Dataset extract:
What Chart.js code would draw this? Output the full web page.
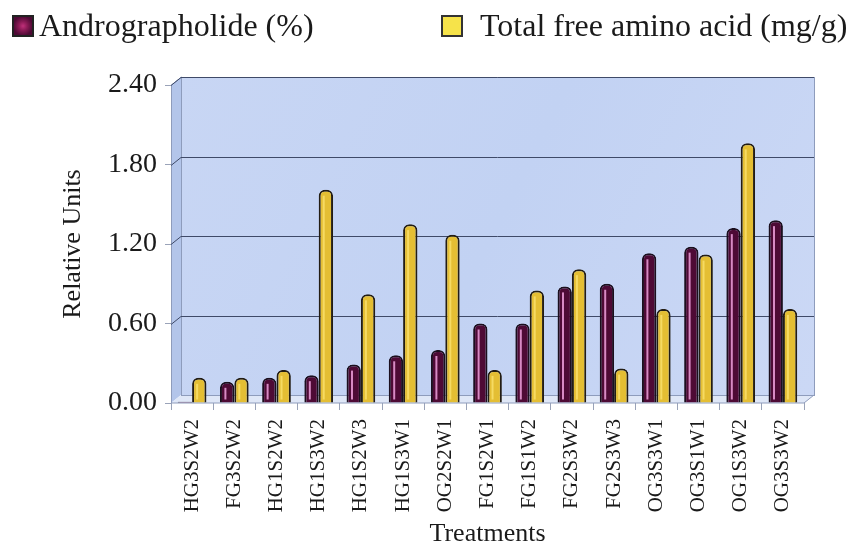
<!DOCTYPE html>
<html>
<head>
<meta charset="utf-8">
<script src="https://cdn.jsdelivr.net/npm/chart.js@4.4.1/dist/chart.umd.min.js"></script>
<style>
  html, body { margin:0; padding:0; background:#ffffff; }
  #wrap { position:relative; width:851px; height:547px; overflow:hidden; }
  canvas { position:absolute; left:0; top:0; }
  .lg { position:absolute; font-family:"Liberation Serif", "Times New Roman", serif; font-size:32px; line-height:32px; color:#1a1a1a; white-space:nowrap; }
  .box { position:absolute; width:18px; height:18px; border:2px solid #222; }
</style>
</head>
<body>
<div id="wrap">
  <canvas id="c" width="851" height="547"></canvas>
  <div class="box" style="left:12px; top:15px; background:radial-gradient(circle at 50% 50%, #c0307a 0, #8a1a55 35%, #4e0a35 75%);"></div>
  <div class="lg" style="left:39px; top:9px;">Andrographolide (%)</div>
  <div class="box" style="left:441px; top:15px; background:#f6e34a; border-color:#333;"></div>
  <div class="lg" style="left:480px; top:9px;">Total free amino acid (mg/g)</div>
</div>
<script>
const categories = ["HG3S2W2","FG3S2W2","HG1S2W2","HG1S3W2","HG1S2W3","HG1S3W1","OG2S2W1","FG1S2W1","FG1S1W2","FG2S3W2","FG2S3W3","OG3S3W1","OG3S1W1","OG1S3W2","OG3S3W2"];
const andrographolide = [0.01,0.16,0.19,0.21,0.29,0.36,0.40,0.60,0.60,0.88,0.90,1.13,1.18,1.32,1.38];
const aminoAcid = [0.19,0.19,0.25,1.61,0.82,1.35,1.27,0.25,0.85,1.01,0.26,0.71,1.12,1.96,0.71];
const yTicks = [0, 0.6, 1.2, 1.8, 2.4];

const DX = 10, DY = -8;

const wallPlugin = {
  id: 'wall',
  beforeDatasetsDraw(chart) {
    const {ctx, chartArea: a, scales: {y}} = chart;
    const L = a.left, R = a.right, T = a.top, B = a.bottom;
    ctx.save();
    const g = ctx.createLinearGradient(L, T, R, B);
    g.addColorStop(0, '#c8d6f4');
    g.addColorStop(0.5, '#c2d2f3');
    g.addColorStop(1, '#cbd8f5');
    ctx.fillStyle = g;
    ctx.fillRect(L + DX, T + DY, R - L, B - T);
    ctx.fillStyle = '#b3c5ea';
    ctx.beginPath();
    ctx.moveTo(L, T); ctx.lineTo(L + DX, T + DY); ctx.lineTo(L + DX, B + DY); ctx.lineTo(L, B); ctx.closePath();
    ctx.fill();
    ctx.fillStyle = '#dfe7f7';
    ctx.beginPath();
    ctx.moveTo(L, B); ctx.lineTo(L + DX, B + DY); ctx.lineTo(R + DX, B + DY); ctx.lineTo(R, B); ctx.closePath();
    ctx.fill();
    ctx.strokeStyle = '#8e9cbc';
    ctx.lineWidth = 1;
    ctx.strokeRect(L + DX + 0.5, T + DY + 0.5, R - L, B - T);
    ctx.beginPath();
    ctx.moveTo(L + 0.5, T); ctx.lineTo(L + DX + 0.5, T + DY);
    ctx.moveTo(L + 0.5, B); ctx.lineTo(R, B); ctx.lineTo(R + DX, B + DY);
    ctx.moveTo(L + 0.5, T); ctx.lineTo(L + 0.5, B);
    ctx.stroke();
    ctx.strokeStyle = '#3f4a68';
    ctx.beginPath();
    yTicks.forEach(v => {
      if (v === 0) return;
      const py = Math.round(y.getPixelForValue(v)) + 0.5;
      ctx.moveTo(L, py); ctx.lineTo(L + DX, py + DY); ctx.lineTo(R + DX, py + DY);
    });
    ctx.stroke();
    ctx.restore();
  },
  afterDatasetsDraw(chart) {
    const {ctx} = chart;
    ctx.save();
    chart.getDatasetMeta(0).data.forEach(bar => {
      const w = bar.width;
      const top = Math.min(bar.y, bar.base);
      if (bar.base - top < 10) return;
      ctx.strokeStyle = '#d88ac4';
      ctx.lineWidth = 2;
      ctx.beginPath();
      ctx.moveTo(bar.x - w * 0.12, top + 6);
      ctx.lineTo(bar.x - w * 0.12, bar.base - 3);
      ctx.stroke();
    });
    chart.getDatasetMeta(1).data.forEach(bar => {
      const w = bar.width;
      const top = Math.min(bar.y, bar.base);
      if (bar.base - top < 10) return;
      ctx.strokeStyle = 'rgba(250,225,110,0.8)';
      ctx.lineWidth = 2;
      ctx.beginPath();
      ctx.moveTo(bar.x - w * 0.15, top + 6);
      ctx.lineTo(bar.x - w * 0.15, bar.base - 3);
      ctx.stroke();
    });
    ctx.restore();
  }
};

const serif = '"Liberation Serif", "Times New Roman", serif';

new Chart(document.getElementById('c'), {
  type: 'bar',
  data: {
    labels: categories,
    datasets: [
      {
        label: 'Andrographolide (%)',
        data: andrographolide,
        backgroundColor: '#4e0a35',
        borderColor: '#1b0f1e',
        borderWidth: 2,
        borderRadius: {topLeft: 6, topRight: 6},
        borderSkipped: 'bottom',
        categoryPercentage: 0.68,
        barPercentage: 1.0
      },
      {
        label: 'Total free amino acid (mg/g)',
        data: aminoAcid,
        backgroundColor: '#e4be33',
        borderColor: '#231d14',
        borderWidth: 2,
        borderRadius: {topLeft: 6, topRight: 6},
        borderSkipped: 'bottom',
        categoryPercentage: 0.68,
        barPercentage: 1.0
      }
    ]
  },
  options: {
    responsive: false,
    animation: false,
    layout: { padding: { top: 85, right: 47, left: 60, bottom: 0 } },
    plugins: {
      legend: { display: false },
      tooltip: { enabled: false }
    },
    scales: {
      x: {
        offset: true,
        afterFit: s => { s.height = 144; },
        grid: { display: true, drawOnChartArea: false, drawTicks: true, tickLength: 7, color: '#9aa3b8', offset: true },
        border: { display: false },
        ticks: {
          autoSkip: false, maxRotation: 90, minRotation: 90, padding: 9,
          color: '#1a1a1a', font: { family: serif, size: 21 }
        },
        title: {
          display: true, text: 'Treatments', color: '#1a1a1a',
          font: { family: serif, size: 26, lineHeight: 1 }, padding: { top: 0, bottom: 0 }
        }
      },
      y: {
        min: 0, max: 2.4,
        afterFit: s => { s.width = 111; },
        afterBuildTicks: s => { s.ticks = yTicks.map(v => ({ value: v })); },
        grid: { display: true, drawOnChartArea: false, drawTicks: true, tickLength: 6, color: '#9aa3b8' },
        border: { display: false },
        ticks: {
          padding: 8, color: '#1a1a1a', font: { family: serif, size: 28 },
          callback: v => Number(v).toFixed(2)
        },
        title: {
          display: true, text: 'Relative Units', color: '#1a1a1a',
          font: { family: serif, size: 26, lineHeight: 1 }, padding: { top: 0, bottom: 0 }
        }
      }
    }
  },
  plugins: [wallPlugin]
});
</script>
</body>
</html>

Task statement:
Reproduce every line exactly and omit all pictures.

Complete response:
What Chart.js code would draw this? Output the full web page.
<!DOCTYPE html>
<html>
<head>
<meta charset="utf-8">
<script src="https://cdn.jsdelivr.net/npm/chart.js@4.4.1/dist/chart.umd.min.js"></script>
<style>
  html, body { margin:0; padding:0; background:#ffffff; }
  #wrap { position:relative; width:851px; height:547px; overflow:hidden; }
  canvas { position:absolute; left:0; top:0; }
  .lg { position:absolute; font-family:"Liberation Serif", "Times New Roman", serif; font-size:32px; line-height:32px; color:#1a1a1a; white-space:nowrap; }
  .box { position:absolute; width:18px; height:18px; border:2px solid #222; }
</style>
</head>
<body>
<div id="wrap">
  <canvas id="c" width="851" height="547"></canvas>
  <div class="box" style="left:12px; top:15px; background:radial-gradient(circle at 50% 50%, #c0307a 0, #8a1a55 35%, #4e0a35 75%);"></div>
  <div class="lg" style="left:39px; top:9px;">Andrographolide (%)</div>
  <div class="box" style="left:441px; top:15px; background:#f6e34a; border-color:#333;"></div>
  <div class="lg" style="left:480px; top:9px;">Total free amino acid (mg/g)</div>
</div>
<script>
const categories = ["HG3S2W2","FG3S2W2","HG1S2W2","HG1S3W2","HG1S2W3","HG1S3W1","OG2S2W1","FG1S2W1","FG1S1W2","FG2S3W2","FG2S3W3","OG3S3W1","OG3S1W1","OG1S3W2","OG3S3W2"];
const andrographolide = [0.01,0.16,0.19,0.21,0.29,0.36,0.40,0.60,0.60,0.88,0.90,1.13,1.18,1.32,1.38];
const aminoAcid = [0.19,0.19,0.25,1.61,0.82,1.35,1.27,0.25,0.85,1.01,0.26,0.71,1.12,1.96,0.71];
const yTicks = [0, 0.6, 1.2, 1.8, 2.4];

const DX = 10, DY = -8;

const wallPlugin = {
  id: 'wall',
  beforeDatasetsDraw(chart) {
    const {ctx, chartArea: a, scales: {y}} = chart;
    const L = a.left, R = a.right, T = a.top, B = a.bottom;
    ctx.save();
    const g = ctx.createLinearGradient(L, T, R, B);
    g.addColorStop(0, '#c8d6f4');
    g.addColorStop(0.5, '#c2d2f3');
    g.addColorStop(1, '#cbd8f5');
    ctx.fillStyle = g;
    ctx.fillRect(L + DX, T + DY, R - L, B - T);
    ctx.fillStyle = '#b3c5ea';
    ctx.beginPath();
    ctx.moveTo(L, T); ctx.lineTo(L + DX, T + DY); ctx.lineTo(L + DX, B + DY); ctx.lineTo(L, B); ctx.closePath();
    ctx.fill();
    ctx.fillStyle = '#dfe7f7';
    ctx.beginPath();
    ctx.moveTo(L, B); ctx.lineTo(L + DX, B + DY); ctx.lineTo(R + DX, B + DY); ctx.lineTo(R, B); ctx.closePath();
    ctx.fill();
    ctx.strokeStyle = '#8e9cbc';
    ctx.lineWidth = 1;
    ctx.strokeRect(L + DX + 0.5, T + DY + 0.5, R - L, B - T);
    ctx.beginPath();
    ctx.moveTo(L + 0.5, T); ctx.lineTo(L + DX + 0.5, T + DY);
    ctx.moveTo(L + 0.5, B); ctx.lineTo(R, B); ctx.lineTo(R + DX, B + DY);
    ctx.moveTo(L + 0.5, T); ctx.lineTo(L + 0.5, B);
    ctx.stroke();
    ctx.strokeStyle = '#3f4a68';
    ctx.beginPath();
    yTicks.forEach(v => {
      if (v === 0) return;
      const py = Math.round(y.getPixelForValue(v)) + 0.5;
      ctx.moveTo(L, py); ctx.lineTo(L + DX, py + DY); ctx.lineTo(R + DX, py + DY);
    });
    ctx.stroke();
    ctx.restore();
  },
  afterDatasetsDraw(chart) {
    const {ctx} = chart;
    ctx.save();
    chart.getDatasetMeta(0).data.forEach(bar => {
      const w = bar.width;
      const top = Math.min(bar.y, bar.base);
      if (bar.base - top < 10) return;
      ctx.strokeStyle = '#d88ac4';
      ctx.lineWidth = 2;
      ctx.beginPath();
      ctx.moveTo(bar.x - w * 0.12, top + 6);
      ctx.lineTo(bar.x - w * 0.12, bar.base - 3);
      ctx.stroke();
    });
    chart.getDatasetMeta(1).data.forEach(bar => {
      const w = bar.width;
      const top = Math.min(bar.y, bar.base);
      if (bar.base - top < 10) return;
      ctx.strokeStyle = 'rgba(250,225,110,0.8)';
      ctx.lineWidth = 2;
      ctx.beginPath();
      ctx.moveTo(bar.x - w * 0.15, top + 6);
      ctx.lineTo(bar.x - w * 0.15, bar.base - 3);
      ctx.stroke();
    });
    ctx.restore();
  }
};

const serif = '"Liberation Serif", "Times New Roman", serif';

new Chart(document.getElementById('c'), {
  type: 'bar',
  data: {
    labels: categories,
    datasets: [
      {
        label: 'Andrographolide (%)',
        data: andrographolide,
        backgroundColor: '#4e0a35',
        borderColor: '#1b0f1e',
        borderWidth: 2,
        borderRadius: {topLeft: 6, topRight: 6},
        borderSkipped: 'bottom',
        categoryPercentage: 0.68,
        barPercentage: 1.0
      },
      {
        label: 'Total free amino acid (mg/g)',
        data: aminoAcid,
        backgroundColor: '#e4be33',
        borderColor: '#231d14',
        borderWidth: 2,
        borderRadius: {topLeft: 6, topRight: 6},
        borderSkipped: 'bottom',
        categoryPercentage: 0.68,
        barPercentage: 1.0
      }
    ]
  },
  options: {
    responsive: false,
    animation: false,
    layout: { padding: { top: 85, right: 47, left: 60, bottom: 0 } },
    plugins: {
      legend: { display: false },
      tooltip: { enabled: false }
    },
    scales: {
      x: {
        offset: true,
        afterFit: s => { s.height = 144; },
        grid: { display: true, drawOnChartArea: false, drawTicks: true, tickLength: 7, color: '#9aa3b8', offset: true },
        border: { display: false },
        ticks: {
          autoSkip: false, maxRotation: 90, minRotation: 90, padding: 9,
          color: '#1a1a1a', font: { family: serif, size: 21 }
        },
        title: {
          display: true, text: 'Treatments', color: '#1a1a1a',
          font: { family: serif, size: 26, lineHeight: 1 }, padding: { top: 0, bottom: 0 }
        }
      },
      y: {
        min: 0, max: 2.4,
        afterFit: s => { s.width = 111; },
        afterBuildTicks: s => { s.ticks = yTicks.map(v => ({ value: v })); },
        grid: { display: true, drawOnChartArea: false, drawTicks: true, tickLength: 6, color: '#9aa3b8' },
        border: { display: false },
        ticks: {
          padding: 8, color: '#1a1a1a', font: { family: serif, size: 28 },
          callback: v => Number(v).toFixed(2)
        },
        title: {
          display: true, text: 'Relative Units', color: '#1a1a1a',
          font: { family: serif, size: 26, lineHeight: 1 }, padding: { top: 0, bottom: 0 }
        }
      }
    }
  },
  plugins: [wallPlugin]
});
</script>
</body>
</html>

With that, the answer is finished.